WHAT YOU NEED TO DO =>
State the number of lines where "page" appears. Add nothing else.

INFORMATION GIVEN =>
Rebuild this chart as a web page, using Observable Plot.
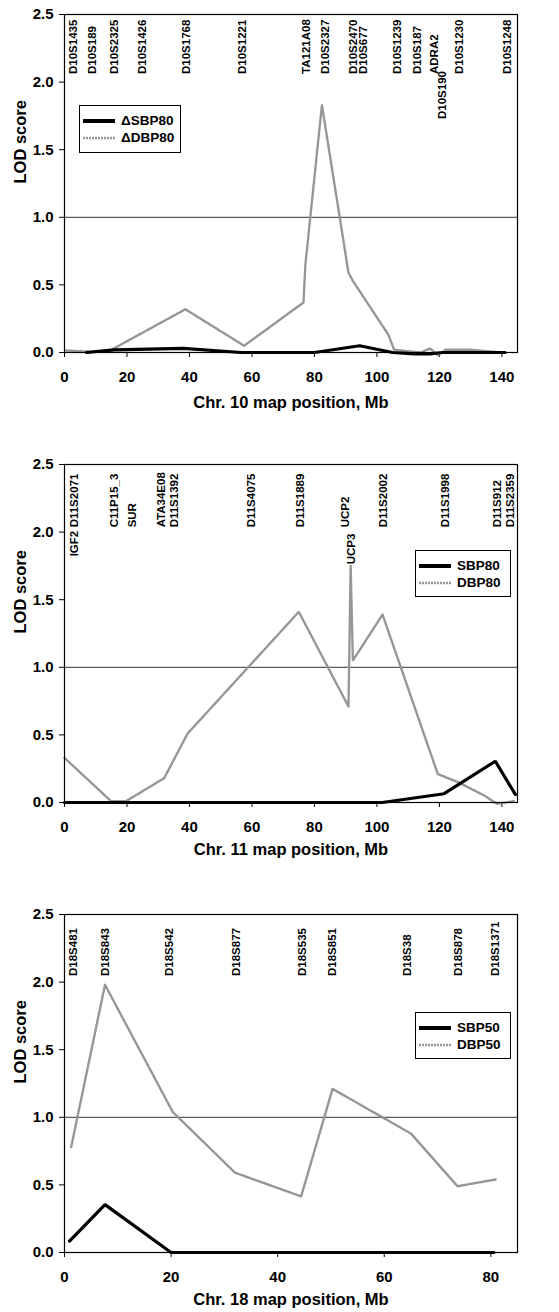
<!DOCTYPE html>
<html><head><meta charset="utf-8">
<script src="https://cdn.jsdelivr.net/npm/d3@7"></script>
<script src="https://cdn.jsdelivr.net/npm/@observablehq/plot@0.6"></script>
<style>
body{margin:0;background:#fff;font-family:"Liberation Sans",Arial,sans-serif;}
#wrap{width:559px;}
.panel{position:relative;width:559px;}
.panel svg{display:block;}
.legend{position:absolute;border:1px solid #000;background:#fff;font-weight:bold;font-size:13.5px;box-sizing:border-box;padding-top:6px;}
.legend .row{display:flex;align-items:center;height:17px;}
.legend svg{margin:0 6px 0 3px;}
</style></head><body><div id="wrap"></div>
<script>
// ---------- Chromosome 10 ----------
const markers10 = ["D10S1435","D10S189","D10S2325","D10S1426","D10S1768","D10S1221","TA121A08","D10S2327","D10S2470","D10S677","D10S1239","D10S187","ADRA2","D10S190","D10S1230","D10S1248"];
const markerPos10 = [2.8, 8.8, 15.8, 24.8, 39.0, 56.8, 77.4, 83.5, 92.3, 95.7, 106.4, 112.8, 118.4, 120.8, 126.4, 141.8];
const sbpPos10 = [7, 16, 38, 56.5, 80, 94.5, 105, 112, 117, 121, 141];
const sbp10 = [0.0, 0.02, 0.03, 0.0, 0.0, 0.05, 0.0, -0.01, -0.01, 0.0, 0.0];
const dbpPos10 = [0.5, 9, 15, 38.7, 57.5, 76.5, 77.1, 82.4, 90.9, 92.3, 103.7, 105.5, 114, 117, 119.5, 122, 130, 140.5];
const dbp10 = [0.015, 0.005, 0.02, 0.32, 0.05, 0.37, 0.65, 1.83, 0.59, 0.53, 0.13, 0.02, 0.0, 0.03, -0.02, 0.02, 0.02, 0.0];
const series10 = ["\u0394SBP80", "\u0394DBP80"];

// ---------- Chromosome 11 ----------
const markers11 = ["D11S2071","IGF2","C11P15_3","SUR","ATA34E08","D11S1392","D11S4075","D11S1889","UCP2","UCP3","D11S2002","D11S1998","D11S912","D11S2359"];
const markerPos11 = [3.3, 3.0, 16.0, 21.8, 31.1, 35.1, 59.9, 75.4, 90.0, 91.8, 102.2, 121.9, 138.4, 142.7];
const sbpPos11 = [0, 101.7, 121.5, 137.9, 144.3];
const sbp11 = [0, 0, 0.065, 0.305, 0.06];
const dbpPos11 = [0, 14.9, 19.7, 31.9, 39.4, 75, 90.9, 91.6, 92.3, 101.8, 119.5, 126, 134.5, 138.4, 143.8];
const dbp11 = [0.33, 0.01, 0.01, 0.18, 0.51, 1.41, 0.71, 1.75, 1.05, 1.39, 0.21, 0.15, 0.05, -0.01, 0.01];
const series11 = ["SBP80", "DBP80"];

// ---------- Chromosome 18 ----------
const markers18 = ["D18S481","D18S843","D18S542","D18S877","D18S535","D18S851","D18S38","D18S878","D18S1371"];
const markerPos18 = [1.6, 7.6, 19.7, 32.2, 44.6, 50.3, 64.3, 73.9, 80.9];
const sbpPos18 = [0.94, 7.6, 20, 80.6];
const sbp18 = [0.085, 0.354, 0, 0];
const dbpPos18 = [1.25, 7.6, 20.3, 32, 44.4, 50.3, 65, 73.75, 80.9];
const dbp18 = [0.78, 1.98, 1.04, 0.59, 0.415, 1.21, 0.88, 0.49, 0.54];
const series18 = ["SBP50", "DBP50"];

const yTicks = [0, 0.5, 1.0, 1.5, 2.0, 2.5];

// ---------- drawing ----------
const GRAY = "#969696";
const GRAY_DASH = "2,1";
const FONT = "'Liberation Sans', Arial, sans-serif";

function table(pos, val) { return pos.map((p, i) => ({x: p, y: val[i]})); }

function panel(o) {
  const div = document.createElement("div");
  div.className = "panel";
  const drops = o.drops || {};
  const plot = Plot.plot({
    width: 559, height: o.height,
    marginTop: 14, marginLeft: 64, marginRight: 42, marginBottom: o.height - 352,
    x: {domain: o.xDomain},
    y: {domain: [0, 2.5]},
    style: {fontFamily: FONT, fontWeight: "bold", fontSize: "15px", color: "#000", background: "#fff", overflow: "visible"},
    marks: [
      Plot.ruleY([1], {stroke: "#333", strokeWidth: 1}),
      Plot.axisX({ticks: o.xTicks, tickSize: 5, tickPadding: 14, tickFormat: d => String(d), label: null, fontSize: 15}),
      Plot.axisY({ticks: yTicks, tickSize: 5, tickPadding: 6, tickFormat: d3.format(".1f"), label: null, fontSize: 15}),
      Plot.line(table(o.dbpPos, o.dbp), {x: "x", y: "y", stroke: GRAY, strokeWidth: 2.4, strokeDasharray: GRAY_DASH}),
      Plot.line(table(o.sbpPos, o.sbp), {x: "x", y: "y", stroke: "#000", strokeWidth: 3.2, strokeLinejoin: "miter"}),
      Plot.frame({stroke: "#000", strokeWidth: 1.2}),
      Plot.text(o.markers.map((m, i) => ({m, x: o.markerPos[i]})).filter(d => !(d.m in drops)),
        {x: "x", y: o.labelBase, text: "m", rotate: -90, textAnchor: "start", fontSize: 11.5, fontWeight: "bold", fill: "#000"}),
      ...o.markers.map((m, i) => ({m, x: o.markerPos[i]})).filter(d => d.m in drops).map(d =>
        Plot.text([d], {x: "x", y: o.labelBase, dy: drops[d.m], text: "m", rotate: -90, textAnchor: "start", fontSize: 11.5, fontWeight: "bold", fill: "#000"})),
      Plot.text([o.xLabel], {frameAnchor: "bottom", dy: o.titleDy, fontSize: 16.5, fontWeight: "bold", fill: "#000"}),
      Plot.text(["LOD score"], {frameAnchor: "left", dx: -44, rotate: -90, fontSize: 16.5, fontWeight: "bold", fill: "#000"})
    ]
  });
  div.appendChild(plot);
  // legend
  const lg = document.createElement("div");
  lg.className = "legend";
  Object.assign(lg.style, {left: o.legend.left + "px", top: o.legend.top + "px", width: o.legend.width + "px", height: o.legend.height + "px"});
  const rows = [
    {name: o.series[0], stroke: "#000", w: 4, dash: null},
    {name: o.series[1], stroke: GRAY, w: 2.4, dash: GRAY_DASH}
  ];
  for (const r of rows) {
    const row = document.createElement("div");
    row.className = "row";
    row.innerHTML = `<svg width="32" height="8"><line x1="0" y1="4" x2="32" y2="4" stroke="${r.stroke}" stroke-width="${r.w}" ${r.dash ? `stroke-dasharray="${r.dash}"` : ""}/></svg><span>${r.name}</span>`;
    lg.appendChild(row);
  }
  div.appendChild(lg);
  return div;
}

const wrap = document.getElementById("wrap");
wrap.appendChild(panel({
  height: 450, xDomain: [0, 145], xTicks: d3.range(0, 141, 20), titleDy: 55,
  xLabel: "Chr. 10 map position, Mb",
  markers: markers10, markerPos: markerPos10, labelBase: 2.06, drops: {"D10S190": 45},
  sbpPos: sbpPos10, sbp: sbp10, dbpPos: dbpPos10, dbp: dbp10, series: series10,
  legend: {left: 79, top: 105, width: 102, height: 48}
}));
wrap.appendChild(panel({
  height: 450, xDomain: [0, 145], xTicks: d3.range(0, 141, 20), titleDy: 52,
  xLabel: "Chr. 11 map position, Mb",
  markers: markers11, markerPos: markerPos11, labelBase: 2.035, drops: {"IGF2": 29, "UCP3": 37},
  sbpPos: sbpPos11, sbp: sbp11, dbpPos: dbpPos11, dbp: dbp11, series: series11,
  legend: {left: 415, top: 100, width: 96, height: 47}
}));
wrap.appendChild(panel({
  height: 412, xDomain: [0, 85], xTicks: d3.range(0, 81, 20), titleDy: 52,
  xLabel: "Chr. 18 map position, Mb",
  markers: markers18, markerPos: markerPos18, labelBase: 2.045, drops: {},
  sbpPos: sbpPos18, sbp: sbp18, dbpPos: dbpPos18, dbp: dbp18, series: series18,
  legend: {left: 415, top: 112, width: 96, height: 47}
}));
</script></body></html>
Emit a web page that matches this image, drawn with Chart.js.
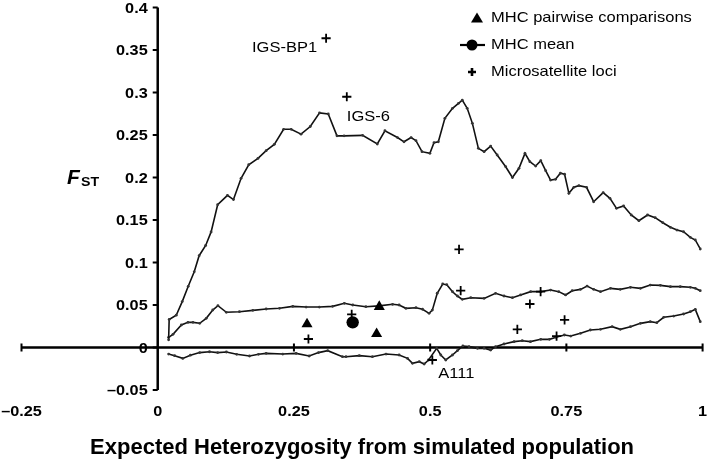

WRITTEN RESPONSE =>
2